Dopo l’amara sconfitta di Augusta di sabato scorso si riparte da Leonforte. Sembra ormai passato un secolo da quella vittoria portata a casa con sofferenza, dopo il gol di Baiocco che rafforzò la corsa verso la promozione in Lega Pro di un Siracusa che, all’epoca, vinceva dando spettacolo e invece sono passati solo quattro anni.
Nel frattempo c’è stato un ennesimo fallimento da ingoiare, gli azzurri oggi non lottano più per tornare tra i professionisti, ma si arrabattano tristemente tra le posizioni di rincalzo di una classifica che li vede già, quando ancora mancano due giornate al termine del girone d’andata, lontani otto punti da una vetta che, almeno in questo momento, appare ormai come irraggiungibile.

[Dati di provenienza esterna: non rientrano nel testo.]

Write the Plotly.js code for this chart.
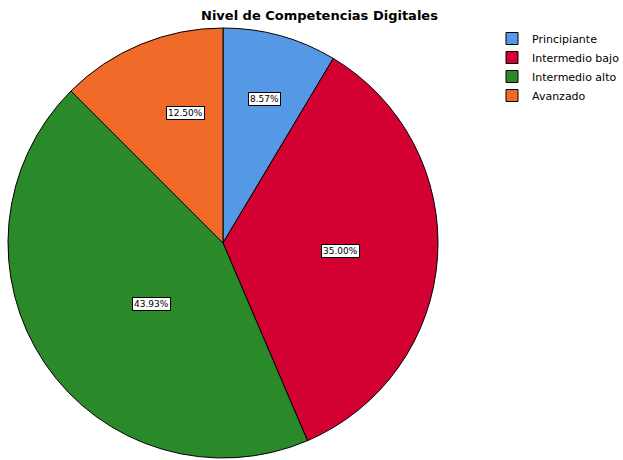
<!DOCTYPE html>
<html><head><meta charset="utf-8">
<script src="https://cdn.plot.ly/plotly-3.0.1.min.js"></script>
<style>html,body{margin:0;padding:0;background:#fff}</style>
</head><body>
<div id="chart" style="width:623px;height:460px"></div>
<script>
const categories = ["Principiante", "Intermedio bajo", "Intermedio alto", "Avanzado"];
const counts = [24, 98, 123, 35];
const colors = ["#5599e6", "#d30032", "#2a8a2a", "#f06a2a"];
const labelRadius = [0.73, 0.55, 0.51, 0.69];

const W = 623, H = 460;
const dom = {x: [8 / W, 438 / W], y: [2 / H, 432 / H]};
const total = counts.reduce((a, b) => a + b, 0);
const cx = (dom.x[0] + dom.x[1]) / 2, cy = (dom.y[0] + dom.y[1]) / 2;
const Rpx = 215;
let cum = 0;
const annotations = counts.map((v, i) => {
  const mid = (cum + v / 2) / total * 2 * Math.PI;
  cum += v;
  const r = Rpx * labelRadius[i];
  return {
    xref: 'paper', yref: 'paper',
    x: cx + r * Math.sin(mid) / W,
    y: cy + r * Math.cos(mid) / H,
    text: (v / total * 100).toFixed(2) + '%',
    showarrow: false,
    font: {family: 'DejaVu Sans', size: 9, color: '#000'},
    bgcolor: '#ffffff', bordercolor: '#000000', borderwidth: 1, borderpad: 1
  };
});
annotations.push({
  xref: 'paper', yref: 'paper', x: 320 / W, y: 1 - 15 / H, yanchor: 'middle', xanchor: 'center',
  text: '<b>Nivel de Competencias Digitales</b>', showarrow: false,
  font: {family: 'DejaVu Sans', size: 13, color: '#000'}
});

const trace = {
  type: 'pie', labels: categories, values: counts, sort: false,
  direction: 'clockwise', rotation: 0,
  marker: {colors: colors, line: {color: '#000', width: 1}},
  textinfo: 'none', hoverinfo: 'label+percent',
  domain: dom
};
const layout = {
  width: W, height: H, margin: {l: 0, r: 0, t: 0, b: 0, autoexpand: false},
  paper_bgcolor: '#fff', showlegend: true,
  legend: {x: 492 / W, y: 1 - 24 / H, xanchor: 'left', yanchor: 'top',
    font: {family: 'DejaVu Sans', size: 11, color: '#000'}, bgcolor: 'rgba(0,0,0,0)', itemwidth: 30},
  annotations: annotations
};
Plotly.newPlot('chart', [trace], layout, {displayModeBar: false, staticPlot: true});
</script>
</body></html>
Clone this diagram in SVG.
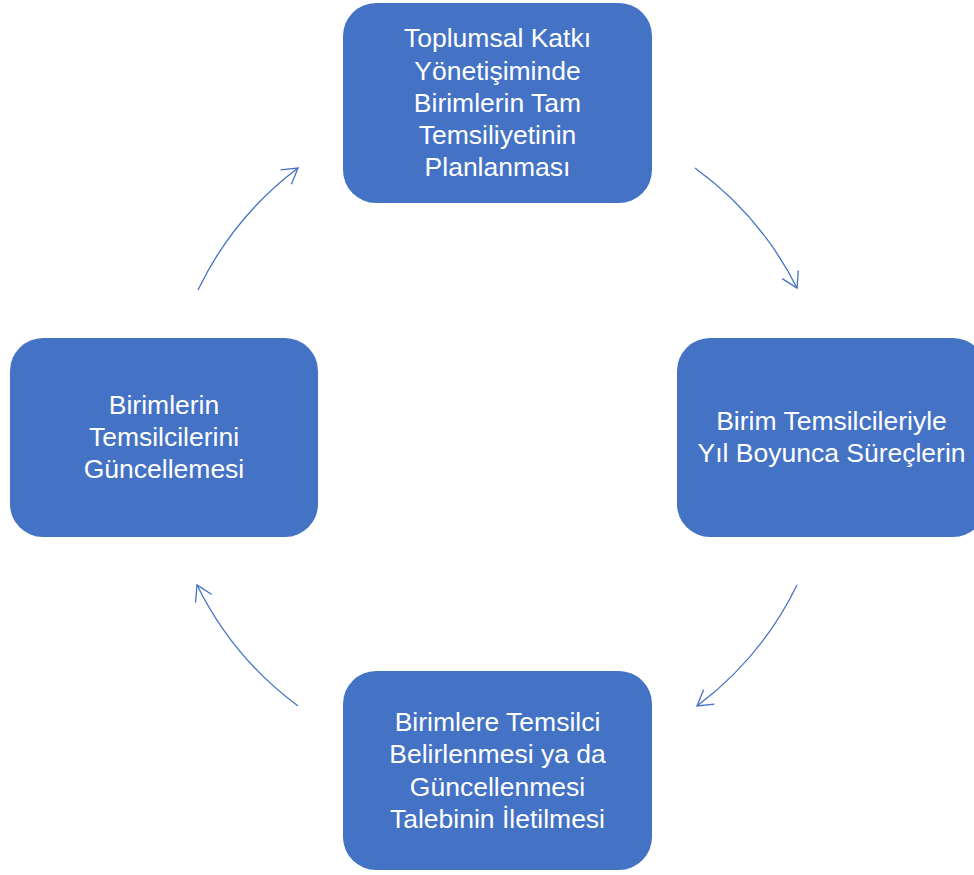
<svg xmlns="http://www.w3.org/2000/svg" width="974" height="875" viewBox="0 0 974 875">
<defs>
<style>
.node{fill:#4472C4;}
.lbl{font-family:"Liberation Sans",Arial,sans-serif;font-size:26.5px;fill:#ffffff;text-anchor:middle;}
.conn{fill:none;stroke:#4472C4;stroke-width:1.3;}
</style>
<marker id="arr" markerUnits="userSpaceOnUse" markerWidth="30" markerHeight="30" refX="0" refY="0" viewBox="-20 -15 30 30" orient="auto">
<path d="M-15,-9 L0,0 L-15,9" fill="none" stroke="#4472C4" stroke-width="1.3"/>
</marker>
</defs>
<rect width="974" height="875" fill="#ffffff"/>
<g id="connectors">
<path class="conn" d="M695,168 A334,334 0 0 1 797,288" marker-end="url(#arr)"/>
<path class="conn" d="M797,585 A334,334 0 0 1 697,706" marker-end="url(#arr)"/>
<path class="conn" d="M298,706 A334,334 0 0 1 197,585" marker-end="url(#arr)"/>
<path class="conn" d="M198,290 A334,334 0 0 1 298,168" marker-end="url(#arr)"/>
</g>
<g id="node-top">
<rect class="node" x="343" y="3" width="309" height="200" rx="33"/>
<text class="lbl" x="497.5" y="47">Toplumsal Katkı</text>
<text class="lbl" x="497.5" y="80">Yönetişiminde</text>
<text class="lbl" x="497.5" y="112">Birimlerin Tam</text>
<text class="lbl" x="497.5" y="144">Temsiliyetinin</text>
<text class="lbl" x="497.5" y="176">Planlanması</text>
</g>
<g id="node-right">
<rect class="node" x="677" y="338" width="309" height="199" rx="33"/>
<text class="lbl" x="831.5" y="430">Birim Temsilcileriyle</text>
<text class="lbl" x="831.5" y="462">Yıl Boyunca Süreçlerin</text>
</g>
<g id="node-bottom">
<rect class="node" x="343" y="671" width="309" height="199" rx="33"/>
<text class="lbl" x="497.5" y="731">Birimlere Temsilci</text>
<text class="lbl" x="497.5" y="763">Belirlenmesi ya da</text>
<text class="lbl" x="497.5" y="796">Güncellenmesi</text>
<text class="lbl" x="497.5" y="828">Talebinin İletilmesi</text>
</g>
<g id="node-left">
<rect class="node" x="10" y="338" width="308" height="199" rx="33"/>
<text class="lbl" x="164" y="414">Birimlerin</text>
<text class="lbl" x="164" y="446">Temsilcilerini</text>
<text class="lbl" x="164" y="478">Güncellemesi</text>
</g>
</svg>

E’ chiaro che pretendere di vincere il campionato con una formazione messa in piedi tra agosto e settembre in fretta e furia sarebbe stato eccessivo, ma crediamo altresì che nessuno, neanche il tifoso più pessimista, alla vigilia del campionato, avrebbe potuto disegnare uno scenario così deprimente soltanto alla tredicesima giornata, con un Siracusa ormai quasi tagliato fuori dai giochi di promozione diretta.
Se poi si pensa che, per tradizione, il rapporto tra la squadra aretusea ed i play off non è mai stato troppo idilliaco, il senso di sconforto monta ancor più forte.
A rincuorare gli animi dei tifosi azzurri non aiutano di certo certe dichiarazioni post partita che sembrano rilasciate col copia-incolla, prive di qualunque senso di autocritica e di voglia concreta di riscatto.
Purtroppo questo cul de sac, in cui sembra essersi cacciata la squadra nelle ultime partite, ricorda molto la teoria del piano inclinato, tanto cara ad Aldo nel film “Chiedimi se sono felice” : “se mettete una pallina su un piano inclinato, la pallina comincia a scendere, e per quanto impercettibile sia l’inclinazione, inizia a correre e correre sempre più veloce. Fermarla, è impossibile”
Ecco i tifosi siracusani sembrano in perenne attesa che prima o poi quella corsa che appare scientificamente irreversibile verso il profondo più profondo degli abissi si possa arrestare, ma perché ciò accada serve in maniera non più procrastinabile un gesto, un’azione che possano fermare questa deriva verso il basso e dare una nuova scossa a tutto l’ambiente.